У филологов же в шестидесятые годы был такая примета орфографической культуры: грамотный человек — это тот, кто знает, что фамилия поэтессы Беллы Ахмадулиной пишется с одним «л», а фамилия лермонтоведа и артиста Ираклия Андроникова — с одним «н». Причем эти написания — чистейшая условность, случайность по сути. Среди однофамильцев поэтессы многие имеют два «л», а был генерал князь Андронников с двумя «н» — из того же грузинского рода Андроникашвили. Тем не менее литературная знаменитость имеет право отличаться во всем, включая написание имени и фамилии.
А что теперь? Лишнее «л» вписали недавно Ахмадулиной в оглавлении солидного журнала. Случайно? Конечно, как случайным бывает и жирное пятно на белой юбке, только ходить в ней уже неприлично. И Андроникову в Интернете второе «н» то и дело посмертно присваивают. Невежливо это.
Иногда мы не имеем права задним числом даже вставить мягкий знак в прославленную фамилию. Вот соратник Петра Великого — Александр Меншиков. Произносится эта фамилия так же, как современная «Меньшиков», а традиция требует различения. И церковь Архангела Гавриила, построенная на средства легендарного «Алексашки» на Чистых прудах, именуется «Меншиковой башней» опять же без мягкого знака.
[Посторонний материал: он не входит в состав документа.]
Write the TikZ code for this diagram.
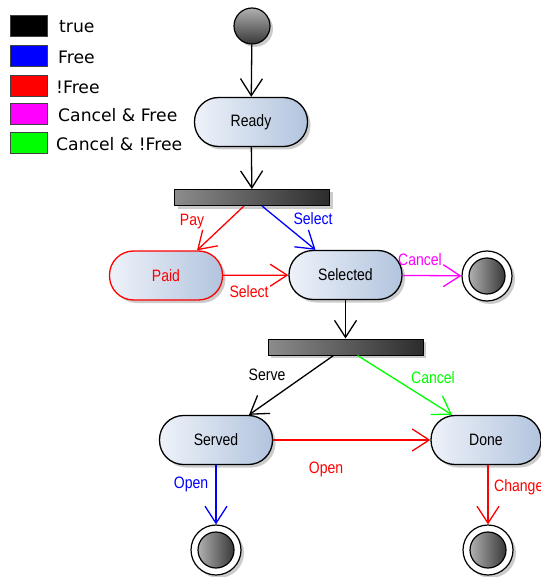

А сколько в России Кузьминых! И только один из них — поэт, автор «Александрийских песен» — пишется «Кузмин». Очевидно, результат простой ошибки-описки, но человек, прочитавший хотя бы одно стихотворение Михаила Алексеевича, твердо знает, что его фамилия без мягкого знака пишется.
Правила правилами, а надежнее каждое слово знать в лицо. И даже к маленькой запятой относиться с почтением.
«Свой» на чужом месте
«Тарантино заставил Уму Турман поверить в свою сексуальность…» Услышав эту фразу из уст телеведущего, я чуть было не разочаровался в знаменитом режиссере. Мужчина, бравирующий своей сексуальностью, на мой взгляд, просто отвратителен. И что значит «заставил»? Неужели речь идет о домогательстве? Значит, не лишен оснований был сюжет безыскусной песни Владимира Крестовского, лидера группы «Уматурман»: «Она скажет: — А вообще, Володька, хреново! — И начнет рассказывать. — Вот, — скажет, — вчера, к примеру, приходил Тарантино. Нажрался, говорит, и стал приставать ко мне, здоровенная детина. Я тогда ему так строго сказала: — Квентин! Может, ты, конечно, говорит, и не заметил, но вообще-то я жду Володьку из России, а тебя, говорит, вообще заходить не просили…»
Однако уже через пару секунд Тарантино был в моих глазах полностью реабилитирован. Из дальнейшего рассказа стало ясно, что умелый режиссер заставил актрису поверить не в свою, а в ЕЕ собственную сексуальность. В частности, уговорил Уму Турман станцевать босиком в фильме «Криминальное чтиво», несмотря на то, что ступни у голливудской звезды отнюдь не миниатюрного размера.